July 2, 2019 (EIRNS)—The European Council of 28 heads of state and government of the failing European Union reached an agreement on nominations for four of the five top jobs in the European Union at its special Jun 30-July 2 meeting. They proposed German Defense Minister Ursula von der Leyen as EU Commission president; IMF Managing Director Christine Lagarde as president of the European Central Bank; Belgian Prime Minister Charles Michel as president of the EU Council; and Spain’s Foreign Minister Josep Borell Fontelles as High Representative for Foreign Affairs and Security Policy. The fifth nomination, the President of the European Parliament, has not yet been announced.

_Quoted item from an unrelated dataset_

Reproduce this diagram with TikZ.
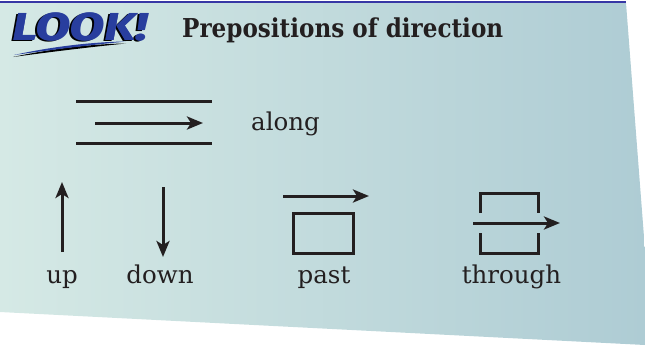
\documentclass[tikz,border=0pt]{standalone}
\usepackage{fontspec}
\usepackage{graphicx}
\setmainfont{DejaVu Serif}
\newfontfamily\lookfont{Fira Sans}
\usetikzlibrary{arrows.meta}
\definecolor{ink}{RGB}{35,31,32}
\definecolor{bgL}{RGB}{213,233,229}
\definecolor{bgR}{RGB}{174,204,212}
\definecolor{lookblue}{RGB}{40,62,158}
\definecolor{rulecol}{RGB}{55,55,165}
\newcommand\looktext{\resizebox{135pt}{\height}{\lookfont\bfseries\itshape\fontsize{39}{40}\selectfont LOOK!}}
\begin{document}
\begin{tikzpicture}[x=1pt,y=-1pt,
  stroke/.style={draw=ink,line width=3pt},
  arr/.style={stroke,-{Stealth[length=16pt,width=13pt,inset=4pt]}},
  lbl/.style={text=ink,inner sep=0pt,anchor=base,font=\fontsize{24.5}{29}\selectfont},
  ttl/.style={text=ink,inner sep=0pt,anchor=base west}]
\useasboundingbox (0,0) rectangle (645,349);
% panel
\shade[left color=bgL,right color=bgR] (0,3) -- (626,3) -- (645,250) -- (645,345) -- (0,312) -- cycle;
\draw[rulecol,line width=1.5pt] (0,2) -- (626,2);
% LOOK! logo
\fill[black] (13,57) .. controls (50,49) and (90,44) .. (126,43.5) .. controls (90,47) and (50,52) .. (13,57) -- cycle;
\fill[lookblue] (14,55) .. controls (50,47) and (90,42) .. (126,41.5) .. controls (90,45) and (50,50) .. (14,55) -- cycle;
\node[ttl,text=black] (lookshadow) at (10,41.5) {\looktext};
\node[ttl,text=lookblue] (look) at (12,40) {\looktext};
\node[ttl,text=lookblue] (lookb) at (12.6,40) {\looktext};
% title
\node[ttl] (title) at (182,37) {\resizebox{321pt}{\height}{\bfseries\fontsize{26}{30}\selectfont Prepositions of direction}};
% along
\coordinate (a1s) at (76,101); \coordinate (a1e) at (212,101);
\coordinate (a2s) at (95,123); \coordinate (a2e) at (203,123);
\coordinate (a3s) at (76,143); \coordinate (a3e) at (212,143);
\draw[stroke] (a1s) -- (a1e);
\draw[arr] (a2s) -- (a2e);
\draw[stroke] (a3s) -- (a3e);
\node[lbl] (along) at (285.5,130) {along};
% up / down
\coordinate (upS) at (62,252); \coordinate (upE) at (62,182);
\draw[arr] (upS) -- (upE);
\coordinate (dnS) at (163,187); \coordinate (dnE) at (163,257);
\draw[arr] (dnS) -- (dnE);
\node[lbl] (up) at (62,283) {up};
\node[lbl] (down) at (160,283) {down};
% past
\coordinate (pS) at (283,196); \coordinate (pE) at (369,196);
\draw[arr] (pS) -- (pE);
\node[stroke,rectangle,minimum width=60pt,minimum height=40pt,inner sep=0pt] (pastbox) at (323,233) {};
\node[lbl] (past) at (324,283) {past};
% through
\draw[stroke] (480,213) -- (480,193) -- (538,193) -- (538,213);
\draw[stroke] (480,233) -- (480,253) -- (538,253) -- (538,233);
\coordinate (tS) at (473,223); \coordinate (tE) at (560,223);
\draw[arr] (tS) -- (tE);
\node[lbl] (through) at (511.5,283) {through};
\end{tikzpicture}
\end{document}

The agreement over the four names came after the first package concocted by German Chancellor Angela Merkel and French President Emmanuel Macron, which envisaged tapping Belgian Social Democratic Hans Timmermans as EU Commission president, was rejected by 11 nations, led by Italy and including the Visegrad Group of Hungary, Poland, Slovakia, and the Czech Republic.

Those happiest about von der Leyen’s nomination will be the Bundeswehr, after she transformed the nation’s defense into one whose planes don’t fly, submarines sink, and tanks can’t shoot. However, with a German heading the EU Commission, Germany’s image, already identified with austerity policies, is not likely to improve. Von der Leyen has strong anti-Russian and anti-Chinese views—surprise to no one.

Von der Leyen’s nomination is apparently compensation for the fact that the Bundesbank’s Jens Weidmann did not get the ECB Presidency as expected. Apparently, Weidmann’s recent public “conversion” to loose money policies did not convince his opponents, who want to be sure that Draghi’s “euro über alles” policy is continued. Nevertheless, Christine Lagarde’s nomination is quite extraordinary, because she is the second French citizen to become ECB president, out of only four since the ECB’s creation. The IMF’s role in the brutalization of Greece is an albatross around her neck.

It is not clear whether the European Parliament will approve the nominations, since on paper the gang of four only have the votes of the conservative faction. Merkel’s government coalition was split by the SPD opposition and thus, the German government abstained in the EU Council vote today, although Merkel personally sponsored the nominations. According to some reports, Merkel is relying on the “gender” issue, with Lagarde and Von der Leyen, as an element of persuasion.